On Monday, we learned of bitter infighting among the main political backers of regulating online poker at the US federal level. Confirming the old adage that defeat is an orphan, Senate Majority Leader Harry Reid (D-NV) and Sen. Dean Heller (R-NV) can’t blame each other fast enough for the failure of Reid’s poker bill to gain traction in the Senate. Heller claims Reid changed the play at the line of scrimmage, while Reid accused Heller of trying to disguise the unpleasant truth that he couldn’t convince his fellow GOP senators to piss on him if he was on fire.
How is it that the United States can successfully land a spaceship on Mars but consistently fail to pass federal poker legislation? Rebecca Liggero recently sat down with Professor I. Nelson Rose, author of Gambling And The Law and (with co-author Walter T. Champion Jr.) the new Gaming Law In A Nutshell, to discuss this contradiction. Rose believes the answer lies in the fact that whenever American society and politicians are presented with something unfamiliar, “the first reaction is always: prohibit it. We don’t know what it is.

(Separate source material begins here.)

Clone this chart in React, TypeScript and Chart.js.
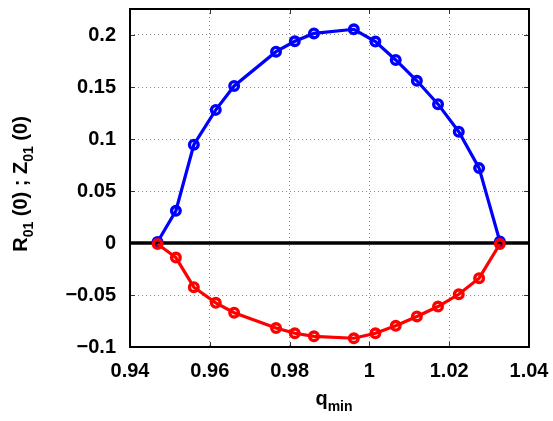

Outlaw it.”
Over time, Rose says the attitude changes to “let’s think about it. And maybe we can run it ourselves.” Despite this most recent federal setback, Rose believes the US is due for “a real explosion of internet gambling,” for which the spark will be the nation’s dire economy. “Gambling always spreads during tough economic times” because both government and citizens tend to view gambling as “a painless and voluntary tax.” This current economic crisis is magnified because “the states are getting no help whatsoever from the federal government.” State legislators are under extreme pressure to balance their budgets, “but they can’t raise taxes anymore and they can’t cut services anymore.”
Enter online gambling. Rose believes the state lotteries have the inside edge, “because they can act faster. For everyone else, they need state legislation and then you’ve got to work out who gets the licenses. That’s the big question.” Which is part of the reason big casino operators like Caesars and their industry associations and lobby groups are making such a push for federal regulation. Companies like Caesars “don’t want to have to compete in 50 states and the District of Columbia to try to get a license where there’s powerful local operators.”
Rose concedes that federal legislation could make things easier in areas like licensing and taxation, “but you don’t need it. We’ve had multi-state lotteries set up without any federal law. And gambling is a state issue. It’s always been a state issue. We’ll never have a uniform policy … Politically, [federal legislation is] not going to happen, so it’s not worth really worrying about.”
If US operators want to worry about something, Rose feels they should worry about holding on too tightly to the here and now in a rapidly evolving technological world. “If you’re carrying around the most advanced video games ever invented with beautiful graphics – and a short attention span – in your pocket, you’re not going to want to play a lottery where they have a drawing three days from now where you pick numbers. And you’re not going to want to go into a casino. Everything is going to change.”